Introduction
Following the introduction of the Venus Protocol’s innovative Token Converter, which has revolutionized how token conversions are automated and optimized, our focus now shifts to refining the process to enhance profitability and efficiency. Building on the principles of autonomy, efficiency, continuous operation, and transparency established in the original post, we now propose a targeted solution for the Token Converter. This solution involves a detailed analysis of historical data, gas costs, and liquidity positions to ensure that the conversion process is seamless and profitable enough for arbitrageurs without compromising the security of the protocol. By setting precise goals for token exposure and calculating optimal fee structures, we aim to create a more robust and effective system that aligns with Venus Protocol’s commitment to decentralized and efficient financial operations.
Suggested solution for WBNB/XVS converter
1. Collect Historical Values of Oracle Prices in the desired converter
2. Estimate Gas Cost Using Previous Data
Analyzing previous conversions allows us to adopt a conservative approach to estimating gas costs. Considering the 95th percentile of all conversions, we obtain an approximate gas fee of 0.0022 BNB.
Historical gas fee paid in the previous conversions
3. Collect Historical positions of the main Liquidity Pool (PancakeSwapV3):
Examining the historical position of the pool allows us to compare its price to the Chainlink oracle price.
Historical prices in the Pancackeswap V3 pool and on Chainlink oracle
However, the price alone is insufficient; we also record the slippage for various transfer sizes (1, 3, 5, 7, 9 WBNB) to precisely understand how much XVS the arbitrageur will receive in return.
4. Set Goals for Max Size of Tokens and max Time of exposure (depending on the converter)
To minimize exposure to different tokens, we can establish a discount that ensures conversions of size s will be profitable in less than a target time t.
Historical WBNB balance of on Venus treasury.
Analyzing the historical balance of WBNB, we observe that it can change drastically, though it has recently been increasing slowly. Therefore, we explore various combinations with sizes of 1,3,5,7,9 WBNB and long time targets of 12,24,48,72 hours.

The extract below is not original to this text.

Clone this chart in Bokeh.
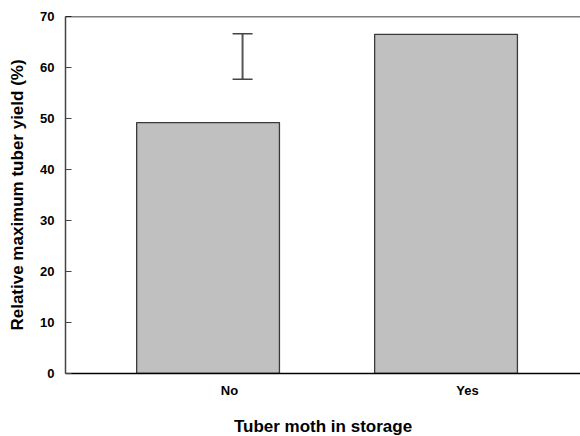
from bokeh.plotting import figure
from bokeh.models import FixedTicker, Span, Whisker, ColumnDataSource, TeeHead
from bokeh.embed import file_html
from bokeh.resources import INLINE

categories = ["No", "Yes"]
yield_pct = [49.2, 66.5]
err_pos = [0.145]
err_low = [57.7]
err_high = [66.6]
y_ticks = [0, 10, 20, 30, 40, 50, 60, 70]

FONT = "Liberation Sans"
LABEL_SHIFT = 0.09

p = figure(frame_width=515, frame_height=357, output_backend="svg", toolbar_location=None,
           x_range=(-0.599, 1.565), y_range=(0, 70),
           min_border_left=65, min_border_right=0, min_border_top=16, min_border_bottom=0)
p.outline_line_color = None
p.grid.visible = False
p.background_fill_color = "white"
p.border_fill_color = "white"

xs = list(range(len(categories)))
src = ColumnDataSource(dict(x=xs, top=yield_pct))
p.vbar(x="x", top="top", width=0.6, bottom=0, source=src,
       fill_color="#c0c0c0", line_color="#3a3a3a", line_width=1.3)

esrc = ColumnDataSource(dict(x=err_pos, lo=err_low, hi=err_high))
w = Whisker(base="x", lower="lo", upper="hi", source=esrc, dimension="height",
            line_color="#555555", line_width=2,
            lower_head=TeeHead(size=20, line_color="#444444", line_width=1.5),
            upper_head=TeeHead(size=20, line_color="#444444", line_width=1.5))
p.add_layout(w)

p.add_layout(Span(location=70, dimension="width", line_color="black", line_width=1.5))

# x axis
tick_pos = [x + LABEL_SHIFT for x in xs]
p.xaxis.ticker = FixedTicker(ticks=tick_pos)
p.xaxis.major_label_overrides = {t: c for t, c in zip(tick_pos, categories)}
p.xaxis.major_tick_line_color = None
p.xaxis.minor_tick_line_color = None
p.xaxis.axis_line_color = "black"
p.xaxis.axis_line_width = 1.5
p.xaxis.major_label_text_font = FONT
p.xaxis.major_label_text_font_style = "bold"
p.xaxis.major_label_text_font_size = "13px"
p.xaxis.major_label_text_color = "black"
p.xaxis.major_label_standoff = 3
p.xaxis.axis_label = "Tuber moth in storage"
p.xaxis.axis_label_text_font = FONT
p.xaxis.axis_label_text_font_style = "bold"
p.xaxis.axis_label_text_font_size = "17px"
p.xaxis.axis_label_text_color = "black"
p.xaxis.axis_label_standoff = 16

# y axis
p.yaxis.ticker = FixedTicker(ticks=y_ticks)
p.yaxis.minor_tick_line_color = None
p.yaxis.major_tick_in = 6
p.yaxis.major_tick_out = 0
p.yaxis.major_tick_line_color = "#444444"
p.yaxis.major_tick_line_width = 1.2
p.yaxis.axis_line_color = "#444444"
p.yaxis.axis_line_width = 1.5
p.yaxis.major_label_text_font = FONT
p.yaxis.major_label_text_font_style = "bold"
p.yaxis.major_label_text_font_size = "13px"
p.yaxis.major_label_text_color = "black"
p.yaxis.major_label_standoff = 11
p.yaxis.axis_label = "Relative maximum tuber yield (%)"
p.yaxis.axis_label_text_font = FONT
p.yaxis.axis_label_text_font_style = "bold"
p.yaxis.axis_label_text_font_size = "17px"
p.yaxis.axis_label_text_color = "black"
p.yaxis.axis_label_standoff = 10

open("out.html", "w").write(file_html(p, INLINE))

5. Compute Estimated Cost/Profit for an Arbitrageur
First, we calculate the cost/profit for an arbitrageur who starts with s WBNB, purchases XVS on the PancakeSwap liquidity pool, and then uses the converter to reclaim their WBNB back. We assume a total fee of 0.0022 WBNB is paid.
The arbitrageur will not proceed with a conversion unless it is profitable; he will wait for a lucrative opportunity. The discount should be significant enough that a conversion of size s becomes profitable within the specified time target. The following plots display the maximum profit achievable from a conversion over the past t hours, for each size s .

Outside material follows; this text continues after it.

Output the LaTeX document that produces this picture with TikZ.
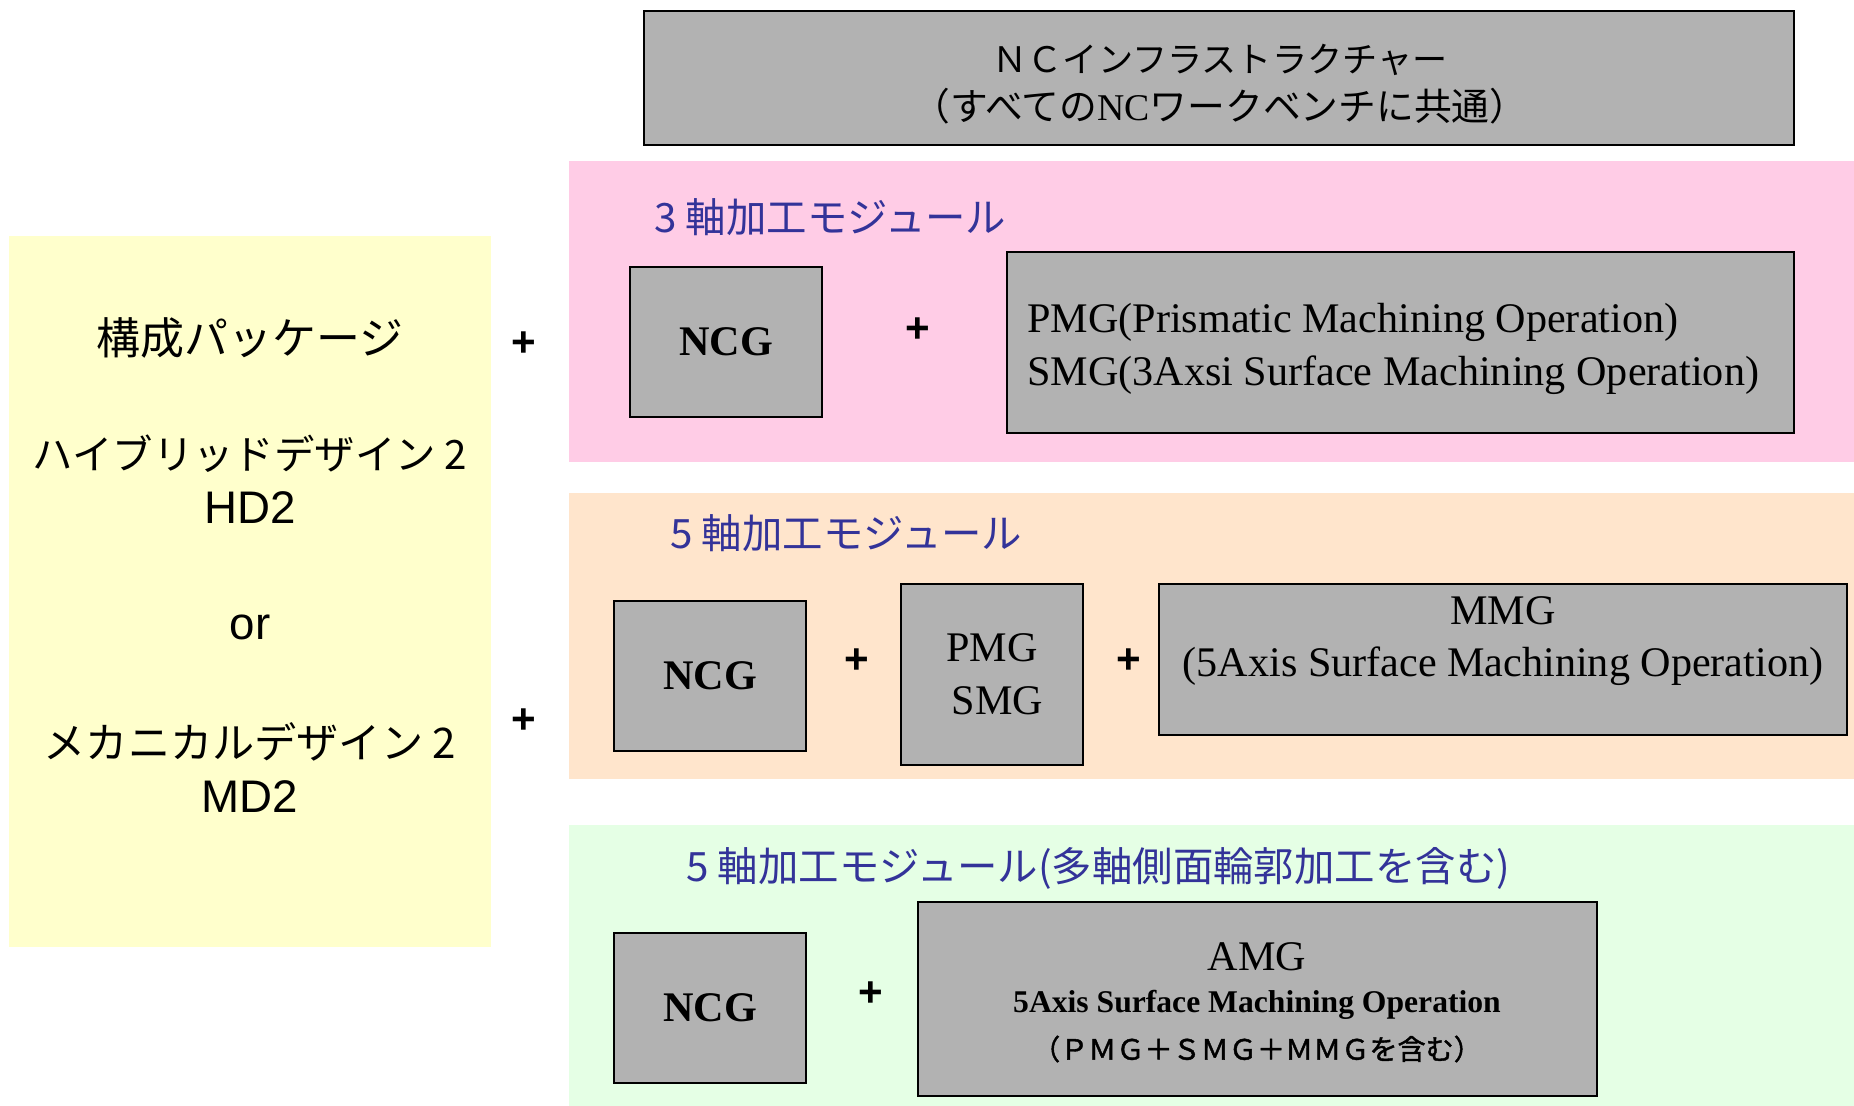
\documentclass[tikz,border=0pt]{standalone}
\usepackage{fontspec}
\setmainfont{Liberation Serif}
\newfontfamily\jp{Noto Sans CJK JP}
\newfontfamily\jpb[FakeBold=1.5]{Noto Sans CJK JP}
\newfontfamily\lsans{Liberation Sans}
\usepackage{tikz}
\usetikzlibrary{positioning}

\definecolor{boxgray}{HTML}{B2B2B2}
\definecolor{pkgyellow}{HTML}{FFFFCC}
\definecolor{modpink}{HTML}{FFCCE6}
\definecolor{modpeach}{HTML}{FFE5CC}
\definecolor{modgreen}{HTML}{E5FFE5}
\definecolor{titleblue}{HTML}{333399}

\begin{document}
\begin{tikzpicture}[x=0.02cm,y=-0.02cm,
    band/.style={anchor=north west,inner sep=0pt,minimum width=25.7cm},
    gbox/.style={draw,fill=boxgray,line width=1.2pt,inner sep=0pt},
    ncg/.style={gbox,minimum width=3.84cm,minimum height=3cm,font=\bfseries\fontsize{24}{24}\selectfont},
    plus/.style={font=\lsans\bfseries\fontsize{24}{24}\selectfont},
    modtitle/.style={anchor=west,inner sep=0pt,text=titleblue,font=\jp\fontsize{23}{23}\selectfont},
    pkgjp/.style={font=\jp\fontsize{24}{24}\selectfont},
    pkgen/.style={font=\lsans\fontsize{26}{26}\selectfont},
    serif/.style={font=\fontsize{24}{30}\selectfont}]
  \useasboundingbox (0,0) rectangle (1854,1106);

  % infrastructure
  \node[gbox,minimum width=23cm,minimum height=2.68cm] (infra) at (1219,78) {};
  \node[font=\jp\fontsize{20}{20}\selectfont] (infrattl) at (1220,60) {ＮＣインフラストラクチャー};
  \node[font=\jp\fontsize{21.5}{21.5}\selectfont] (infrasub) at (1220,106)
        {（すべての{\rmfamily NC}ワークベンチに共通）};

  % package
  \node[anchor=north west,inner sep=0pt,fill=pkgyellow,minimum width=9.64cm,minimum height=14.22cm] (pkg) at (9,236) {};
  \node[pkgjp,font=\jp\fontsize{25}{25}\selectfont] (pkgttl) at (250,338) {構成パッケージ};
  \node[pkgjp,font=\jp\fontsize{23}{23}\selectfont] (hdjp) at (250,454) {ハイブリッドデザイン 2};
  \node[pkgen] (hd) at (250,508) {HD2};
  \node[pkgen] (orword) at (250,627) {or};
  \node[pkgjp] (mdjp) at (250,742) {メカニカルデザイン 2};
  \node[pkgen] (md) at (250,797) {MD2};
  \node[plus] (pkgplusa) at (524,344) {+};
  \node[plus] (pkgplusb) at (524,721) {+};

  % 3 axis
  \node[band,fill=modpink,minimum height=6.02cm] (mod3) at (569,161) {};
  \node[modtitle] (mod3ttl) at (654,217) {3 軸加工モジュール};
  \node[ncg] (ncga) at (726,342) {NCG};
  \node[plus] (plusa) at (918,330) {+};
  \node[gbox,minimum width=15.74cm,minimum height=3.62cm] (pmgsmg) at (1400.5,342.5) {};
  \node[serif,anchor=west,align=left] (pmgsmgtxt) at (1021,349)
        {PMG(Prismatic Machining Operation)\\SMG(3Axsi Surface Machining Operation)};

  % 5 axis
  \node[band,fill=modpeach,minimum height=5.72cm] (mod5) at (569,493) {};
  \node[modtitle] (mod5ttl) at (670,533) {5 軸加工モジュール};
  \node[ncg] (ncgb) at (710,676) {NCG};
  \node[plus] (plusb) at (857,661) {+};
  \node[gbox,minimum width=3.64cm,minimum height=3.62cm,serif,align=center] (pmgb) at (992,674.5) {PMG\\\ SMG};
  \node[plus] (plusc) at (1129,661) {+};
  \node[gbox,minimum width=13.76cm,minimum height=3.02cm] (mmg) at (1503,659.5) {};
  \node[font=\fontsize{24}{29.6}\selectfont,align=center] (mmgtxt) at (1503,641)
        {MMG\\(5Axis Surface Machining Operation)};

  % 5 axis with swarf
  \node[band,fill=modgreen,minimum height=5.62cm] (mod5s) at (569,825) {};
  \node[modtitle] (mod5sttl) at (686,868) {5 軸加工モジュール(多軸側面輪郭加工を含む)};
  \node[ncg] (ncgc) at (710,1008) {NCG};
  \node[plus] (plusd) at (871,994) {+};
  \node[gbox,minimum width=13.58cm,minimum height=3.88cm] (amg) at (1257.5,999) {};
  \node[font=\fontsize{24}{24}\selectfont] (amgttl) at (1257,957) {AMG};
  \node[font=\bfseries\fontsize{18}{18}\selectfont] (amgsub) at (1257,1005) {5Axis Surface Machining Operation};
  \node[font=\jpb\fontsize{16}{16}\selectfont] (amgnote) at (1257,1049) {（ＰＭＧ＋ＳＭＧ＋ＭＭＧを含む）};
\end{tikzpicture}
\end{document}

We will discuss the recommended discount in the next step. However, our analysis reveals that a profitable conversion is achievable even without any discount if an arbitrageur waits long enough. Furthermore, as anticipated, larger transactions tend to be more profitable due to economies of scale in gas consumption, which typically does not increase with transaction size.
5. Set Fee at the 5th Percentile
If the goal for the Venus team is to provide arbitrageurs with an effective compensation of 0.2%, we compute the recommended discount for each combination of time and size at the 5th percentile of arbitrageur profit plus 0.2%. This approach ensures that 95% of the time, arbitrageurs will profit at least 0.02% from a conversion of size s within the next t hours, thereby limiting Venus’s exposure to holding more than s WBNB for longer than t hours. To finalize the parameters, let’s examine the following heat map:
Here, we observe that the most profitable conversion size is around 7 WBNB, requiring the smallest discount to achieve 0.2% profitability. Additionally, the historical balance suggests that this size is manageable for the team to hold and sufficient to cover all revenues within a 72-hour period. The disparity between the oracle price and the PancakeSwap pool price appears to create ample arbitrage opportunities. Nevertheless, to ensure somewhat faster transactions, we recommend setting the fee at a minimum of 0.01%. This fee will facilitate small and quick profitable conversions and, under adverse conditions, will also allow for the conversion of up to 7 WBNB in less than two days.
Conclusion
This analysis is contingent on the liquidity of each token but can be readily replicated. If the objective is to enable arbitrageurs to profit by 0.2%, we recommend a minimal discount of 0.01%. However, less liquid markets may necessitate a higher discount to maintain profitability.